Exercise prompt: Exactly as written, write out the lines below from the first to the one containing "const plotTop = 10, plotBottom = 493;", inclusive. Pictures do not belong in the copy.

Supplied data:
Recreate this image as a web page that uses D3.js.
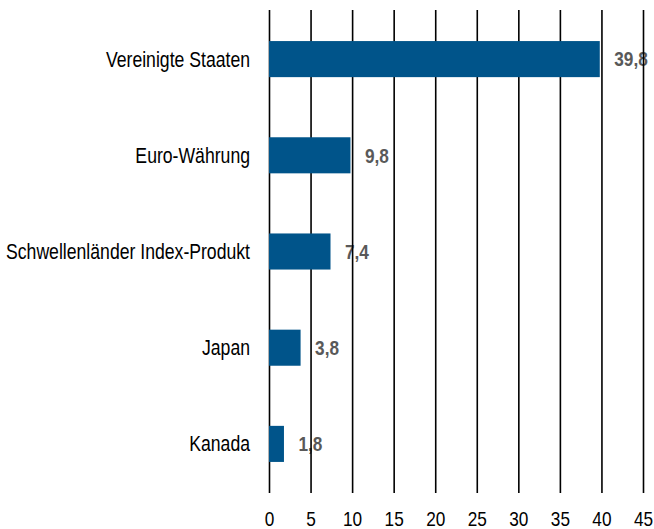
<!DOCTYPE html>
<html>
<head>
<meta charset="utf-8">
<script src="https://cdn.jsdelivr.net/npm/d3@7"></script>
<style>
  html, body { margin: 0; padding: 0; background: #fff; }
  svg { display: block; }
</style>
</head>
<body>
<svg id="chart" width="654" height="529"></svg>
<script>
// Anteile nach Region / Währung (in %)
const categories = [
  "Vereinigte Staaten",
  "Euro-Währung",
  "Schwellenländer Index-Produkt",
  "Japan",
  "Kanada"
];
const values = [39.8, 9.8, 7.4, 3.8, 1.8];
const tickValues = [0, 5, 10, 15, 20, 25, 30, 35, 40, 45];

// Use a narrow sans if it is installed, otherwise squeeze the regular one.
const narrowAvailable = (() => {
  const ctx = document.createElement("canvas").getContext("2d");
  const probe = "Vereinigte Staaten 0123456789";
  ctx.font = "20px 'Liberation Sans Narrow', monospace";
  const a = ctx.measureText(probe).width;
  ctx.font = "20px monospace";
  const b = ctx.measureText(probe).width;
  return Math.abs(a - b) > 0.5;
})();
const family = narrowAvailable ? "'Liberation Sans Narrow', 'Arial Narrow', sans-serif"
                               : "'Liberation Sans', Arial, sans-serif";
const squeeze = narrowAvailable ? 1 : 0.82;
const squeezeT = `scale(${squeeze},1)`;

const svg = d3.select("#chart");
const plotTop = 10, plotBottom = 493;

const x = d3.scaleLinear().domain([0, 45]).range([269, 643]);
const y = d3.scaleBand()
  .domain(categories)
  .range([11, 492])
  .paddingInner(0.625)
  .paddingOuter(0.3125);

const fmt = v => v.toFixed(1).replace(".", ",");

// Category labels on the left
svg.append("g")
  .selectAll("g")
  .data(categories)
  .join("g")
  .attr("transform", d => `translate(250,${y(d) + y.bandwidth() / 2})`)
  .append("text")
  .attr("transform", squeezeT)
  .attr("text-anchor", "end")
  .attr("dy", "0.35em")
  .style("font-family", family)
  .style("font-size", "21.5px")
  .style("fill", "#000")
  .text(d => d);

// Value labels (drawn beneath the grid lines)
svg.append("g")
  .selectAll("g")
  .data(values)
  .join("g")
  .attr("transform", (d, i) => `translate(${x(d) + 14.5},${y(categories[i]) + y.bandwidth() / 2})`)
  .append("text")
  .attr("transform", squeezeT)
  .attr("dy", "0.35em")
  .style("font-family", family)
  .style("font-size", "21px")
  .style("font-weight", "bold")
  .style("fill", "#595959")
  .text(d => fmt(d));

// Vertical grid lines and tick labels
const axis = d3.axisBottom(x)
  .tickValues(tickValues)
  .tickSizeInner(-(plotBottom - plotTop))
  .tickSizeOuter(0)
  .tickPadding(18)
  .tickFormat(d3.format("d"));

const gAxis = svg.append("g")
  .attr("transform", `translate(0,${plotBottom})`)
  .call(axis);
gAxis.select(".domain").remove();
gAxis.selectAll(".tick line")
  .attr("stroke", "#000")
  .attr("stroke-width", 1.6);
gAxis.selectAll(".tick text")
  .attr("transform", squeezeT)
  .style("font-family", family)
  .style("font-size", "21px")
  .style("fill", "#000");

// Bars
svg.append("g")
  .selectAll("rect")
  .data(values)
  .join("rect")
  .attr("x", x(0))
  .attr("y", (d, i) => y(categories[i]))
  .attr("width", d => x(d) - x(0))
  .attr("height", y.bandwidth())
  .attr("fill", "#00548A");
</script>
</body>
</html>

Complete response:
Recreate this image as a web page that uses D3.js.
<!DOCTYPE html>
<html>
<head>
<meta charset="utf-8">
<script src="https://cdn.jsdelivr.net/npm/d3@7"></script>
<style>
  html, body { margin: 0; padding: 0; background: #fff; }
  svg { display: block; }
</style>
</head>
<body>
<svg id="chart" width="654" height="529"></svg>
<script>
// Anteile nach Region / Währung (in %)
const categories = [
  "Vereinigte Staaten",
  "Euro-Währung",
  "Schwellenländer Index-Produkt",
  "Japan",
  "Kanada"
];
const values = [39.8, 9.8, 7.4, 3.8, 1.8];
const tickValues = [0, 5, 10, 15, 20, 25, 30, 35, 40, 45];

// Use a narrow sans if it is installed, otherwise squeeze the regular one.
const narrowAvailable = (() => {
  const ctx = document.createElement("canvas").getContext("2d");
  const probe = "Vereinigte Staaten 0123456789";
  ctx.font = "20px 'Liberation Sans Narrow', monospace";
  const a = ctx.measureText(probe).width;
  ctx.font = "20px monospace";
  const b = ctx.measureText(probe).width;
  return Math.abs(a - b) > 0.5;
})();
const family = narrowAvailable ? "'Liberation Sans Narrow', 'Arial Narrow', sans-serif"
                               : "'Liberation Sans', Arial, sans-serif";
const squeeze = narrowAvailable ? 1 : 0.82;
const squeezeT = `scale(${squeeze},1)`;

const svg = d3.select("#chart");
const plotTop = 10, plotBottom = 493;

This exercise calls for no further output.